▸ TASK REQUIREMENTS
Reproduce every line of the material below, but drop the pictures.

Data items
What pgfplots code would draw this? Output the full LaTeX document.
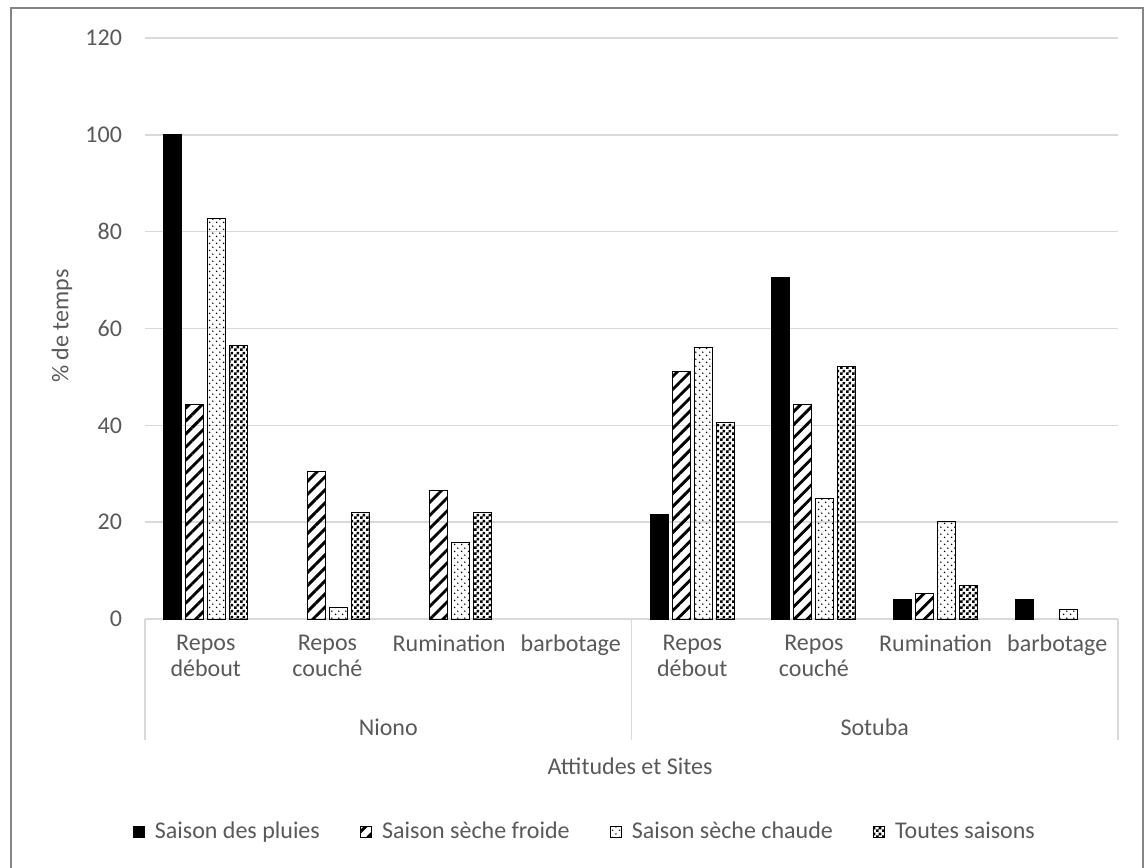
\documentclass[border=0pt]{standalone}
\usepackage{pgfplots}
\pgfplotsset{compat=1.18}
\usepackage{fontspec}
\setmainfont{Carlito}
\usetikzlibrary{patterns,patterns.meta}

\definecolor{txtgray}{HTML}{595959}
\definecolor{gridgray}{HTML}{D9D9D9}
\definecolor{framegray}{HTML}{858585}

% small checkerboard fill
\pgfdeclarepatternformonly{checker}{\pgfqpoint{0pt}{0pt}}{\pgfqpoint{3pt}{3pt}}{\pgfqpoint{3pt}{3pt}}{%
  \pgfpathrectangle{\pgfqpoint{0pt}{0pt}}{\pgfqpoint{1.5pt}{1.5pt}}%
  \pgfpathrectangle{\pgfqpoint{1.5pt}{1.5pt}}{\pgfqpoint{1.5pt}{1.5pt}}%
  \pgfusepath{fill}}
% staggered fine dots
\pgfdeclarepatternformonly{fdots}{\pgfqpoint{0pt}{0pt}}{\pgfqpoint{3.6pt}{3.6pt}}{\pgfqpoint{3.6pt}{3.6pt}}{%
  \pgfpathcircle{\pgfqpoint{0.9pt}{0.9pt}}{0.42pt}%
  \pgfpathcircle{\pgfqpoint{2.7pt}{2.7pt}}{0.42pt}%
  \pgfusepath{fill}}

\begin{document}
\begin{tikzpicture}
\path[use as bounding box] (0pt,0pt) rectangle (572pt,433.5pt);
\draw[framegray, line width=1.3pt] (5.5pt,-5pt) -- (5.5pt,429.5pt) -- (571.5pt,429.5pt) -- (571.5pt,-5pt);
\begin{axis}[
  at={(72.5pt,124pt)}, anchor=south west,
  scale only axis, width=486.5pt, height=290.5pt,
  xmin=-0.5, xmax=7.5, ymin=0, ymax=120,
  ytick={0,20,...,120},
  xtick={0,...,7},
  xticklabels={Repos\\débout, Repos\\couché, Rumination, barbotage, Repos\\débout, Repos\\couché, Rumination, barbotage},
  font=\fontsize{12}{12.8}\selectfont,
  every tick label/.append style={text=txtgray},
  x tick label style={align=center, yshift=-4.5pt},
  y tick label style={/pgf/number format/assume math mode=true, xshift=-8pt},
  major tick length=0pt,
  axis x line*=bottom, axis y line*=left,
  x axis line style={-, draw=gridgray, line width=0.8pt},
  y axis line style={draw=none},
  ymajorgrids, grid style={gridgray, line width=0.8pt},
  ybar=2pt, bar width=9pt,
  clip=false,
  ylabel={\% de temps},
  ylabel style={at={(axis description cs:-0.0853,0.504)}, anchor=center, text=txtgray},
  xlabel={Attitudes et Sites},
  xlabel style={at={(axis description cs:0.4985,-0.253)}, anchor=center, text=txtgray},
  legend columns=4,
  legend style={draw=none, fill=none, at={(axis description cs:0.453,-0.3666)}, anchor=center,
    /tikz/every odd column/.append style={column sep=3pt},
    /tikz/every even column/.append style={column sep=18pt}, text=txtgray,
    font=\fontsize{12}{12.8}\selectfont},
  legend image code/.code={\draw[#1,line width=0.5pt] (0pt,-2.8pt) rectangle (5.6pt,2.8pt);},
]
% Saison des pluies
\addplot[draw=black, fill=black, line width=0.5pt] coordinates {(0,100) (4,21.6) (5,70.6) (6,4.1) (7,4.1)};
% Saison seche froide
\addplot[draw=black, line width=0.5pt, pattern={Lines[angle=45,distance=4.6pt,line width=1.45pt]}] coordinates {(0,44.2) (1,30.4) (2,26.6) (4,51.2) (5,44.4) (6,5.2)};
% Saison seche chaude
\addplot[draw=black, line width=0.5pt, pattern=fdots] coordinates {(0,82.7) (1,2.3) (2,15.8) (4,56.0) (5,24.9) (6,20.1) (7,2.0)};
% Toutes saisons
\addplot[draw=black, line width=0.5pt, pattern=checker] coordinates {(0,56.4) (1,22.0) (2,22.0) (4,40.6) (5,52.1) (6,6.9)};
\legend{Saison des pluies, Saison sèche froide, Saison sèche chaude, Toutes saisons}

% outer category level: separators and site names
\draw[gridgray, line width=0.8pt] (axis cs:-0.5,0) -- ({axis cs:-0.5,0} |- {axis description cs:0,-0.208});
\draw[gridgray, line width=0.8pt] (axis cs:3.5,0) -- ({axis cs:3.5,0} |- {axis description cs:0,-0.208});
\draw[gridgray, line width=0.8pt] (axis cs:7.5,0) -- ({axis cs:7.5,0} |- {axis description cs:0,-0.208});
\node[text=txtgray, anchor=center] at ({axis cs:1.5,0} |- {axis description cs:0,-0.186}) {Niono};
\node[text=txtgray, anchor=center] at ({axis cs:5.5,0} |- {axis description cs:0,-0.186}) {Sotuba};
\end{axis}
\end{tikzpicture}
\end{document}
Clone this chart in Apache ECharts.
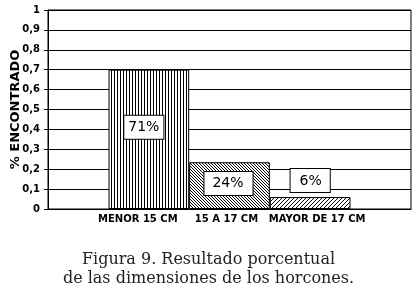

▸ WRITTEN SOLUTION
What pgfplots code would draw this? Output the full LaTeX document.
\documentclass[border=0pt]{standalone}
\usepackage{pgfplots}
\pgfplotsset{compat=1.18}
\usepackage{fontspec}
\setmainfont{Carlito}
\usetikzlibrary{patterns,patterns.meta}

\definecolor{txtgray}{HTML}{595959}
\definecolor{gridgray}{HTML}{D9D9D9}
\definecolor{framegray}{HTML}{858585}

% small checkerboard fill
\pgfdeclarepatternformonly{checker}{\pgfqpoint{0pt}{0pt}}{\pgfqpoint{3pt}{3pt}}{\pgfqpoint{3pt}{3pt}}{%
  \pgfpathrectangle{\pgfqpoint{0pt}{0pt}}{\pgfqpoint{1.5pt}{1.5pt}}%
  \pgfpathrectangle{\pgfqpoint{1.5pt}{1.5pt}}{\pgfqpoint{1.5pt}{1.5pt}}%
  \pgfusepath{fill}}
% staggered fine dots
\pgfdeclarepatternformonly{fdots}{\pgfqpoint{0pt}{0pt}}{\pgfqpoint{3.6pt}{3.6pt}}{\pgfqpoint{3.6pt}{3.6pt}}{%
  \pgfpathcircle{\pgfqpoint{0.9pt}{0.9pt}}{0.42pt}%
  \pgfpathcircle{\pgfqpoint{2.7pt}{2.7pt}}{0.42pt}%
  \pgfusepath{fill}}

\begin{document}
\begin{tikzpicture}
\path[use as bounding box] (0pt,0pt) rectangle (572pt,433.5pt);
\draw[framegray, line width=1.3pt] (5.5pt,-5pt) -- (5.5pt,429.5pt) -- (571.5pt,429.5pt) -- (571.5pt,-5pt);
\begin{axis}[
  at={(72.5pt,124pt)}, anchor=south west,
  scale only axis, width=486.5pt, height=290.5pt,
  xmin=-0.5, xmax=7.5, ymin=0, ymax=120,
  ytick={0,20,...,120},
  xtick={0,...,7},
  xticklabels={Repos\\débout, Repos\\couché, Rumination, barbotage, Repos\\débout, Repos\\couché, Rumination, barbotage},
  font=\fontsize{12}{12.8}\selectfont,
  every tick label/.append style={text=txtgray},
  x tick label style={align=center, yshift=-4.5pt},
  y tick label style={/pgf/number format/assume math mode=true, xshift=-8pt},
  major tick length=0pt,
  axis x line*=bottom, axis y line*=left,
  x axis line style={-, draw=gridgray, line width=0.8pt},
  y axis line style={draw=none},
  ymajorgrids, grid style={gridgray, line width=0.8pt},
  ybar=2pt, bar width=9pt,
  clip=false,
  ylabel={\% de temps},
  ylabel style={at={(axis description cs:-0.0853,0.504)}, anchor=center, text=txtgray},
  xlabel={Attitudes et Sites},
  xlabel style={at={(axis description cs:0.4985,-0.253)}, anchor=center, text=txtgray},
  legend columns=4,
  legend style={draw=none, fill=none, at={(axis description cs:0.453,-0.3666)}, anchor=center,
    /tikz/every odd column/.append style={column sep=3pt},
    /tikz/every even column/.append style={column sep=18pt}, text=txtgray,
    font=\fontsize{12}{12.8}\selectfont},
  legend image code/.code={\draw[#1,line width=0.5pt] (0pt,-2.8pt) rectangle (5.6pt,2.8pt);},
]
% Saison des pluies
\addplot[draw=black, fill=black, line width=0.5pt] coordinates {(0,100) (4,21.6) (5,70.6) (6,4.1) (7,4.1)};
% Saison seche froide
\addplot[draw=black, line width=0.5pt, pattern={Lines[angle=45,distance=4.6pt,line width=1.45pt]}] coordinates {(0,44.2) (1,30.4) (2,26.6) (4,51.2) (5,44.4) (6,5.2)};
% Saison seche chaude
\addplot[draw=black, line width=0.5pt, pattern=fdots] coordinates {(0,82.7) (1,2.3) (2,15.8) (4,56.0) (5,24.9) (6,20.1) (7,2.0)};
% Toutes saisons
\addplot[draw=black, line width=0.5pt, pattern=checker] coordinates {(0,56.4) (1,22.0) (2,22.0) (4,40.6) (5,52.1) (6,6.9)};
\legend{Saison des pluies, Saison sèche froide, Saison sèche chaude, Toutes saisons}

% outer category level: separators and site names
\draw[gridgray, line width=0.8pt] (axis cs:-0.5,0) -- ({axis cs:-0.5,0} |- {axis description cs:0,-0.208});
\draw[gridgray, line width=0.8pt] (axis cs:3.5,0) -- ({axis cs:3.5,0} |- {axis description cs:0,-0.208});
\draw[gridgray, line width=0.8pt] (axis cs:7.5,0) -- ({axis cs:7.5,0} |- {axis description cs:0,-0.208});
\node[text=txtgray, anchor=center] at ({axis cs:1.5,0} |- {axis description cs:0,-0.186}) {Niono};
\node[text=txtgray, anchor=center] at ({axis cs:5.5,0} |- {axis description cs:0,-0.186}) {Sotuba};
\end{axis}
\end{tikzpicture}
\end{document}
Clone this chart in Apache ECharts.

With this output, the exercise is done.